Спросили, правда ли? Рахиль ответила, что правда, но никакой связи она с бабушкой не поддерживает, а самой бабушке, если она еще жива, лет девяносто.
— Да, — возразил Иванов, — у нас нет данных о том, она поддерживает связь. Однако у нас нет данных и о том, что такая связь не поддерживается.
Бедная Рахиль сидела вся красная, огорченная до слез, и сказала, что отказывается от выдвижения. Уж не помню, кого тогда выбрали, а я осталась на должности инспектора, и мне стали давать на рассмотрение несложные дела, главным образом, персональные жалобы, поданные на имя Наркома. Отношение к жалобам было не таким, как теперь. Нечего было и думать отложить жалобу на длительный срок или оставить без ответа. Жалобы поступали в нашу группу из секретариата без комментариев и замечаний, указывался лишь срок рассмотрения. Микоян требовал, чтобы инспектор давал материал по жалобе на одной странице: треть листа — суть жалобы, треть листа — что установлено проверкой, треть листа — предложения инспектора. Начальник группы, Хлебников, сам относил Микояну эти листки и получал на них его резолюции. Резолюция почти всегда совпадала с мнением инспектора. Иногда он требовал дополнительную информацию, но никогда не поручал повторное рассмотрение другому лицу или органу. Таким образом, никто из инспекторов лично с Микояном не разговаривал, мы лишь иногда видели его издали. Однажды я видела его на партсобрании. Он не делал доклада, сидел в президиуме с мрачным и напряженным, как маска лицом, почти не поднимал глаз. Иногда отпускал реплики, причем довольно резкие. По бокам от него стояли два молодца, державшиеся очень прямо, правая рука в кармане, глаза все время бегают по залу. Задняя стена сцены была задрапирована, но занавес немного не доставал до пола, и из-под него виднелось несколько пар хорошо начищенных сапог. Не знаю чем, но чем-то он мне понравился, хотя и выглядел, как очень расстроенный и очень уставший человек.
Как-то ко мне подошел один из наших инспекторов и задумчиво сказал: — Где-то я вашу фамилию слышал…
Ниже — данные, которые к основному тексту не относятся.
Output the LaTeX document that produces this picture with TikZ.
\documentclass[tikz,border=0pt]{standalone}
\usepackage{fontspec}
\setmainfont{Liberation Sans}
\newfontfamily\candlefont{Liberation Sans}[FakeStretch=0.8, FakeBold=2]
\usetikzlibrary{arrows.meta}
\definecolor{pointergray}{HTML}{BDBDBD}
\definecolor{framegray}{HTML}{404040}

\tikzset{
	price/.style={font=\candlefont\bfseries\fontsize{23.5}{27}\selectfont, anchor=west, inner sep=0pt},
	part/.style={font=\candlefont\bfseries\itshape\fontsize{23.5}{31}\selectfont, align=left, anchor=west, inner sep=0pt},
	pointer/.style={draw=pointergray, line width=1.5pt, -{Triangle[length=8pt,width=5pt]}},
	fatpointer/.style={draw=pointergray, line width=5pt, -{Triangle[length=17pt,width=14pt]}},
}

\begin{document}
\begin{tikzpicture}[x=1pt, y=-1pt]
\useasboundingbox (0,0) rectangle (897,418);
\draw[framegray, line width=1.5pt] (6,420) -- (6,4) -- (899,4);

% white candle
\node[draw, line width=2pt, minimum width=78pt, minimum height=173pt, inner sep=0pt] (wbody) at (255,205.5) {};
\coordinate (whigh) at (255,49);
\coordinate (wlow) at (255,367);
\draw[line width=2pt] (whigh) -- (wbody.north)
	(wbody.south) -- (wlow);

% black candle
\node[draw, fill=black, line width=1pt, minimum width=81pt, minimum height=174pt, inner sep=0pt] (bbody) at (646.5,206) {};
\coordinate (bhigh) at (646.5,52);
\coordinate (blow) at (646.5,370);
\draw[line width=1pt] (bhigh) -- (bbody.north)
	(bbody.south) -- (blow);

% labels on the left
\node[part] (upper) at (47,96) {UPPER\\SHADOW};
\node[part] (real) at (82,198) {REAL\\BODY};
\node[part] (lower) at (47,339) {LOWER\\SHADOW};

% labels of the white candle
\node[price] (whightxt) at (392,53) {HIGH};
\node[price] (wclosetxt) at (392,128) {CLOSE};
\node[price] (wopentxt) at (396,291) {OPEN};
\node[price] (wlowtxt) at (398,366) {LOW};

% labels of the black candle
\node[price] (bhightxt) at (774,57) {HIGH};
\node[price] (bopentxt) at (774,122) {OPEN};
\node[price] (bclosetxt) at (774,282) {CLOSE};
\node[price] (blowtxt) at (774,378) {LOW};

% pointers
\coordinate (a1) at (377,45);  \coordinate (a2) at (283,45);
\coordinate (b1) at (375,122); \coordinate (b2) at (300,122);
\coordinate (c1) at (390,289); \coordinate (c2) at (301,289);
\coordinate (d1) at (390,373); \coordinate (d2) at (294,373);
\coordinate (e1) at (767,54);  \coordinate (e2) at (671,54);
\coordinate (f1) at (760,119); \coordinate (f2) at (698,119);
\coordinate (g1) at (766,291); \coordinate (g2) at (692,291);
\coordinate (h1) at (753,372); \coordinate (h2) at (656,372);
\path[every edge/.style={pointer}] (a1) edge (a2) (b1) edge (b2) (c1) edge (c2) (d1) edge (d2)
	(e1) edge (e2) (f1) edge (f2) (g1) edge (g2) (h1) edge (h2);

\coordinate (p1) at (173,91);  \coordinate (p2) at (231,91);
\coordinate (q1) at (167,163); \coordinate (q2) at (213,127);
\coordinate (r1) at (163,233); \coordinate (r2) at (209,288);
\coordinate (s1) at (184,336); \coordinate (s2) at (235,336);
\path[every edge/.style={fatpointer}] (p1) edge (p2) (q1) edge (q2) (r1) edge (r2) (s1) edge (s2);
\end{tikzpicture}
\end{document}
А немного позже вспомнил. Однажды нашу южную границу перелетел неопознанный самолет и приземлился недалеко от погранзаставы. Пилот назвался советским разведчиков Львом Василевским и в числе лиц, кто мог бы это подтвердить, назвал меня. Я действительно хорошо знала его по Испании. Несколько раз мне приходилось даже переводить его беседы с агентами- испанцами. Хоть я и знала его, как большого авантюриста, удивляюсь, как за год он умудрился побывать в южном зарубежье, выкрасть самолет и удрать обратно.
Вскоре наши войска вошли в Польшу. Я поняла, что начинается новая война, и подала Наркому обороны Ворошилову рапорт о зачислении в армию. Месяца через два мне объявили, что по его приказу я зачислена в Военную академию имени Фрунзе.